Why Data Preparation is Crucial in Data Science?
Data is described as the “new oil”, as well as the new language today. Nevertheless, the profit delivered by the data is not volatile like the real oil, in contrast, this “new oil” provides valuable insights and meaningful information that enable the organisations to make informed and actionable decisions to effectively run their businesses. Before they do that, the organisations must first organise the data and make it ready for analysis to gain further understanding, which is what Data preparation serves for.
Most of the companies have been collecting different kind of information from their operational transactions and business processes, in fact, not all the data collected is actually useful for them and some organisations might not even understand the value of the information they have been collected throughout the years. In the meantime, your organisation may have equipped with the best models or BI applications for business analytics. If the coffee beans are not processed and roasted properly, you would not get a nice brew of coffee, even you have the best coffee machine in the world.
Data preparation (also known as “Data Wrangling” or “Data Cleaning”) plays a critical role in Data Sciences, particularly in the context of AI, self-service analytics, and predictive modelling. Data scientists have been spending most of their time and effort to review, reshape and refine this huge amount of data into usable datasets, so that the datasets can be leveraged, exploited and analysed to gain meaningful insights to support decision-making. In the process of data preparation, the data scientists (1) collecting data from various sources, (2) collating, consolidating and “cleaning up” data, then (3) reformatting and restructuring them to be ready for use by other analytics tools and BI applications. Therefore, data preparation is undeniably is the most time-consuming phase of the entire life cycle of analysis.

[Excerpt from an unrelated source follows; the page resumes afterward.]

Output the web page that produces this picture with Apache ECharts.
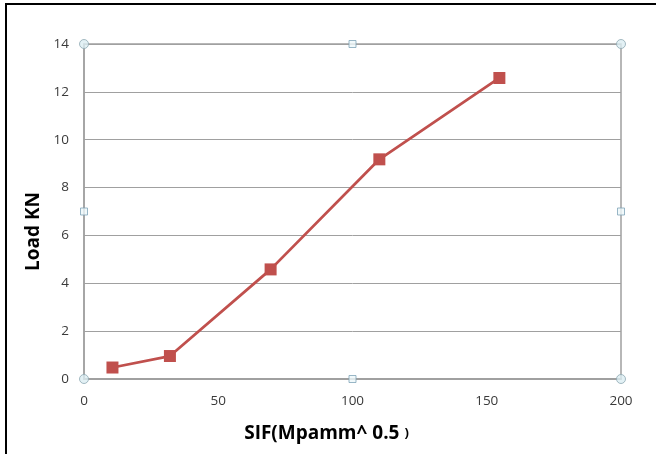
<!DOCTYPE html>
<html><head><meta charset="utf-8">
<script src="https://cdn.jsdelivr.net/npm/echarts@6/dist/echarts.min.js"></script>
<style>html,body{margin:0;padding:0;background:#fff;}#c{width:656px;height:454px;}</style>
</head><body><div id="c"></div>
<script>
const sif = [10.6, 32, 69.5, 110, 154.7];
const load = [0.48, 0.96, 4.58, 9.18, 12.58];
const cornerHandles = [[0,0],[0,14],[200,0],[200,14]];
const edgeHandles = [[100,0],[100,14],[0,7],[200,7]];
const xTicks = [0, 50, 100, 150, 200];
const yTicks = [0, 2, 4, 6, 8, 10, 12, 14];

const chart = echarts.init(document.getElementById('c'));
const font = 'Open Sans, Liberation Sans, sans-serif';
chart.setOption({
  animation: false,
  backgroundColor: '#fff',
  grid: {left: 84, right: 35, top: 44, bottom: 75, show: true, borderColor: '#a0a0a0', borderWidth: 1.5, backgroundColor: 'transparent'},
  graphic: [{type: 'rect', shape: {x: 6, y: 4, width: 700, height: 500}, style: {fill: 'none', stroke: '#000', lineWidth: 2}, z: 100}],
  xAxis: {
    type: 'value', min: xTicks[0], max: xTicks[xTicks.length-1], interval: 50,
    name: '{a|SIF(Mpamm^ 0.5} {b|)}', nameLocation: 'middle', nameGap: 45,
    nameTextStyle: {fontFamily: font, fontWeight: 'bold', fontSize: 19, color: '#000', padding: [0, 52, 0, 0],
      rich: {a: {fontFamily: font, fontWeight: 'bold', fontSize: 19, color: '#000'}, b: {fontFamily: font, fontWeight: 'bold', fontSize: 13, color: '#000'}}},
    axisLine: {show: true, lineStyle: {color: '#a0a0a0', width: 2}},
    axisTick: {show: false},
    splitLine: {show: false},
    axisLabel: {fontFamily: font, fontSize: 13.5, color: '#3a3a3a', margin: 15}
  },
  yAxis: {
    type: 'value', min: yTicks[0], max: yTicks[yTicks.length-1], interval: 2,
    name: 'Load KN', nameLocation: 'middle', nameGap: 41, nameRotate: 90,
    nameTextStyle: {fontFamily: font, fontWeight: 'bold', fontSize: 19, color: '#000', padding: [0, 40, 0, 0]},
    axisLine: {show: true, lineStyle: {color: '#a0a0a0', width: 1.5}},
    axisTick: {show: false},
    splitLine: {show: true, lineStyle: {color: '#a0a0a0', width: 1}},
    axisLabel: {fontFamily: font, fontSize: 13.5, color: '#3a3a3a', margin: 15}
  },
  series: [
    {
      type: 'line', data: sif.map((x, i) => [x, load[i]]),
      symbol: 'rect', symbolSize: 12,
      lineStyle: {color: '#C0504D', width: 2.75},
      itemStyle: {color: '#C0504D'}, z: 5
    },
    {
      type: 'scatter', data: cornerHandles, symbol: 'circle', symbolSize: 9,
      itemStyle: {color: '#dcedf2', borderColor: '#8fa9b3', borderWidth: 1}, z: 10, silent: true
    },
    {
      type: 'scatter', data: edgeHandles, symbol: 'rect', symbolSize: 7,
      itemStyle: {color: '#eef7fa', borderColor: '#7fa4b8', borderWidth: 1}, z: 10, silent: true
    }
  ]
});
</script></body></html>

How data preparation works?
While data is gathered, the raw data are stored differently based on their data formats. In this situation, different type of tools is required to connect to the respective data sources, which can be difficult and a burdensome for data scientists and business analysts. For instance, the structured data (e.g. Excel files) is commonly stored in the relational databases and individuals use SQL to query the data, whilst the unstructured data (e.g. video files, audio, No-SQL databases, etc.).

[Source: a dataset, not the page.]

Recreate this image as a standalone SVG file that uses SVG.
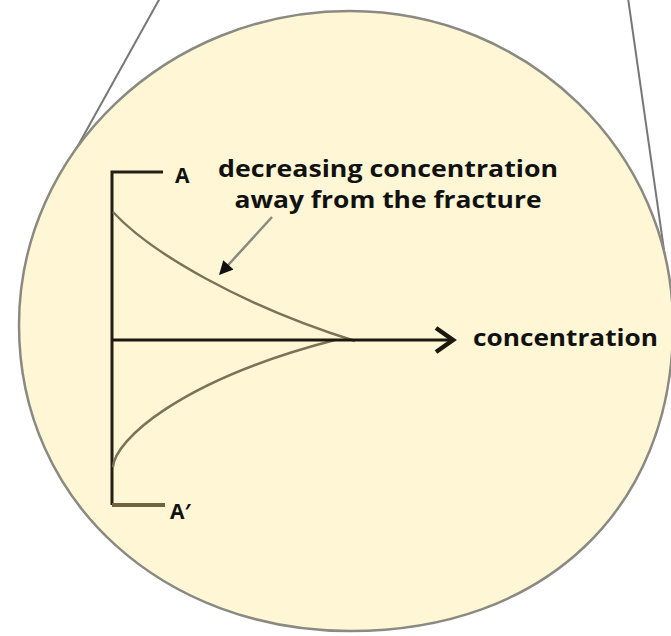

In the data preparation process, the data scientists will implement data profiling, which is performing a study or analysis to evaluate the data quality, find out the fields with no right information values, blanks, and duplications that could distort the model and affect the results the for predictive analysis, then take further actions to clean these messy data (e.g. merging, filtering, aggregating, transforming, deduping, appending and editing). Afterwards, the entire data sets will be broken down into smaller datasets (also known as data sampling). These sample sets will be utilised for testing, validating and training the model based on different scenarios.

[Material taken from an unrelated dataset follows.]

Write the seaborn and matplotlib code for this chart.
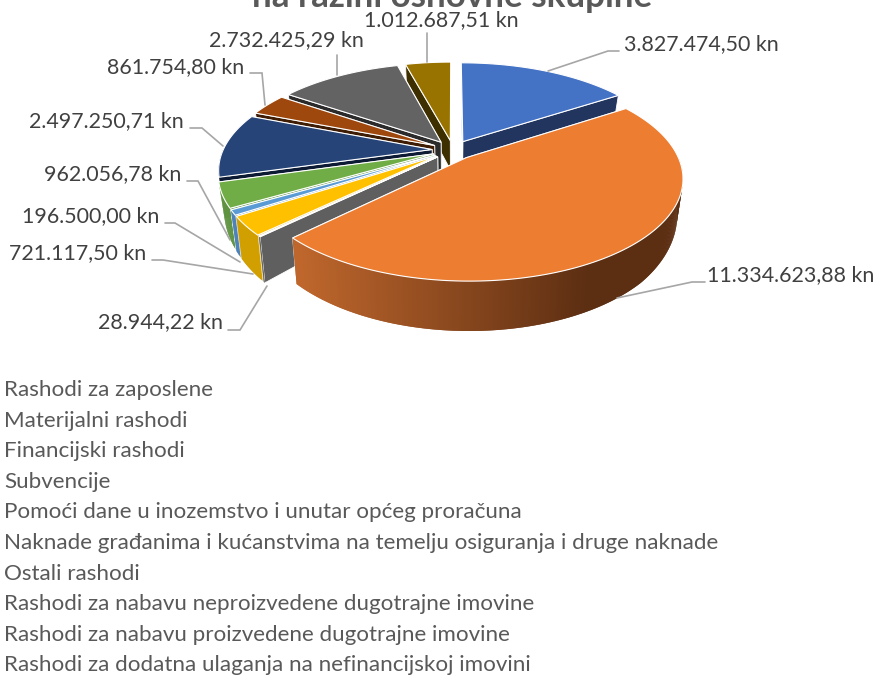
import numpy as np
import matplotlib
matplotlib.use("Agg")
import matplotlib.pyplot as plt
import seaborn as sns
from matplotlib.colors import to_rgb
from matplotlib.patches import Polygon

# data, clockwise from the top of the pie
values = [3827474.50, 11334623.88, 28944.22, 721117.50, 196500.00,
          962056.78, 2497250.71, 861754.80, 2732425.29, 1012687.51]
value_labels = ["3.827.474,50 kn", "11.334.623,88 kn", "28.944,22 kn", "721.117,50 kn",
                "196.500,00 kn", "962.056,78 kn", "2.497.250,71 kn", "861.754,80 kn",
                "2.732.425,29 kn", "1.012.687,51 kn"]
categories = ["Rashodi za zaposlene", "Materijalni rashodi", "Financijski rashodi", "Subvencije",
              "Pomoći dane u inozemstvo i unutar općeg proračuna",
              "Naknade građanima i kućanstvima na temelju osiguranja i druge naknade",
              "Ostali rashodi", "Rashodi za nabavu neproizvedene dugotrajne imovine",
              "Rashodi za nabavu proizvedene dugotrajne imovine",
              "Rashodi za dodatna ulaganja na nefinancijskoj imovini"]
title = "na razini osnovne skupine"

# colours
top_colours = ["#4472C4", "#ED7D31", "#A5A5A5", "#FFC000", "#5B9BD5",
               "#70AD47", "#264478", "#9E480E", "#636363", "#997300"]
wall_colours = ["#22355F", "#5C2E12", "#5F5F5F", "#D29F00", "#4E82B8",
                "#5F9341", "#0C1A33", "#3F1D05", "#2B2B2B", "#3D2F00"]
orange_light = "#BE662C"
orange_dark = "#5C2E12"

# layout, in pixels of the 877x675 picture
label_pos = [(624, 44), (707, 275), (98, 322), (9, 253), (22, 216),
             (44, 174), (29, 121), (107, 67), (209, 40), (364, 20)]
leaders = [[(548, 71), (608, 51), (619, 51)],
           [(617, 298), (692, 282), (705, 282)],
           [(267, 286), (240, 330), (228, 330)],
           [(253, 274), (163, 260), (152, 260)],
           [(240, 262), (175, 223), (165, 223)],
           [(230, 240), (198, 181), (187, 181)],
           [(223, 146), (202, 128), (190, 128)],
           [(265, 105), (262, 73), (250, 73)],
           [(337, 75), (337, 55)],
           [(427, 62), (427, 33)]]
CX, CY = 453, 150
RX, RY = 209, 96.7
PERSP = 0.19


def project(u, v, z=0.0):
    # z=0 is the top of the pie, z=1 its underside
    s = 1 / (1 + PERSP * v)
    depth = np.interp(s, [0.85, 0.98, 1.17, 1.26], [24, 29, 46, 50])
    return CX + RX * u * s * (1 - 0.025 * z), CY - RY * v * s + z * depth


def blend(a, b, t):
    a, b = np.array(to_rgb(a)), np.array(to_rgb(b))
    return tuple(a + (b - a) * t)


sns.set_theme(style="white")
plt.rcParams["font.family"] = ["Lato", "DejaVu Sans"]
palette = sns.color_palette(top_colours)

fig, ax = plt.subplots(figsize=(8.77, 6.75), dpi=100)
ax.set_position([0, 0, 1, 1])

# the pie gives the slice angles and explode centres, then gets redrawn in perspective
wedges, _ = ax.pie(values, startangle=90, counterclock=False, explode=[0.1] * len(values))
slices = [(w.center, w.theta1, w.theta2) for w in wedges]
for w in wedges:
    w.remove()
ax.set_aspect("auto")
ax.set_xlim(0, 877)
ax.set_ylim(675, 0)
ax.axis("off")

mids = [np.sin(np.radians((s[1] + s[2]) / 2)) + s[0][1] for s in slices]
for i in np.argsort(mids)[::-1]:
    (cu, cv), t1, t2 = slices[i]
    ts = np.radians(np.linspace(t1, t2, max(3, int((t2 - t1) * 2))))
    us, vs = cu + np.cos(ts), cv + np.sin(ts)

    # radial faces
    for k in (0, -1):
        face = [project(cu, cv), project(us[k], vs[k]), project(us[k], vs[k], 1), project(cu, cv, 1)]
        ax.add_patch(Polygon(face, closed=True, facecolor=wall_colours[i], edgecolor="white", lw=0.6))

    # outer wall, only where it faces the viewer; each quad runs over the next to hide seams
    steps = [j for j in range(len(ts) - 1) if np.sin(ts[j]) <= 0.0 or np.sin(ts[j + 1]) <= 0.0]
    for j in steps[::-1]:
        colour = wall_colours[i]
        if i == 1:
            frac = np.clip((project(us[j], vs[j])[0] - 300) / 290, 0, 1)
            colour = blend(orange_light, orange_dark, frac)
        end = max(j - 1, steps[0])
        quad = [project(us[end], vs[end]), project(us[j + 1], vs[j + 1]),
                project(us[j + 1], vs[j + 1], 1), project(us[end], vs[end], 1)]
        ax.add_patch(Polygon(quad, closed=True, facecolor=colour, edgecolor="none", lw=0))

    # top surface
    top = [project(cu, cv)] + [project(u, v) for u, v in zip(us, vs)]
    ax.add_patch(Polygon(top, closed=True, facecolor=palette[i], edgecolor="white", lw=0.8))

# leader lines and value labels
for pts, pos, text in zip(leaders, label_pos, value_labels):
    xs, ys = zip(*pts)
    ax.plot(xs, ys, color="#A6A6A6", lw=1.2, solid_joinstyle="miter")
    ax.text(pos[0], pos[1], text, fontsize=15.4, color="#404040", ha="left", va="center")

# the title runs off the top edge in the original too
ax.text(452, 7, title, fontsize=25.2, fontweight="bold", color="#595959", ha="center", va="baseline")

# legend text, the keys are cut off in the original
for n, name in enumerate(categories):
    ax.text(4, 390 + n * 30.6, name, fontsize=16.1, color="#595959", ha="left", va="center")

fig.savefig("out.png", dpi=100)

Advantages of Data Preparation
Firstly, when the raw data are sanitised, enriched and structured by applying the data preparation methods, the organisation will be able to have a clear and comprehensive overview of the real situations in both internal (company and operation) and external (targeted market and industry) environment, as well as gaining a better understanding about the market trends, consumer behaviour and their current needs. This helps to nurture a data-driven culture and support the management to make higher-quality decisions which will not only able to addressing the current issues in a practical and rational manners, but also satisfying the needs and wants of their end-customers. This is because their decisions can be justified and developed based on credible information and useful insights from cleaned and consolidated data.
Besides that, data preparation will make the data accessible for the users (internal and external stakeholders) across an organisation, which the users will gain their authority to get the information that is related to them with their own access and permission credentials. This method will not only empowers collaboration and enhance communication between teams, departments or even groups, it will also allow the users to leverage the data found in a single, code-free environment to deliver useful information that helps them to make effective business decisions to take necessary actions immediately at the exact timings without any delay.
The data preparation tools enable the business users to evaluate and investigate the accuracy of the raw data in advance before they decide to make investment of time and resources on conducting a range of analyses to do further digging, which is more cost-effective and time-saving for the organisations. Furthermore, the data processing will be faster and more efficient with improved data quality and accuracy. As a result, the users will be able to extract the insights instantly, interact with other parties or customers in real-time, while the enterprises can be more responsive and proactive to deal with the changing business and market dynamics to meet their business objectives successfully.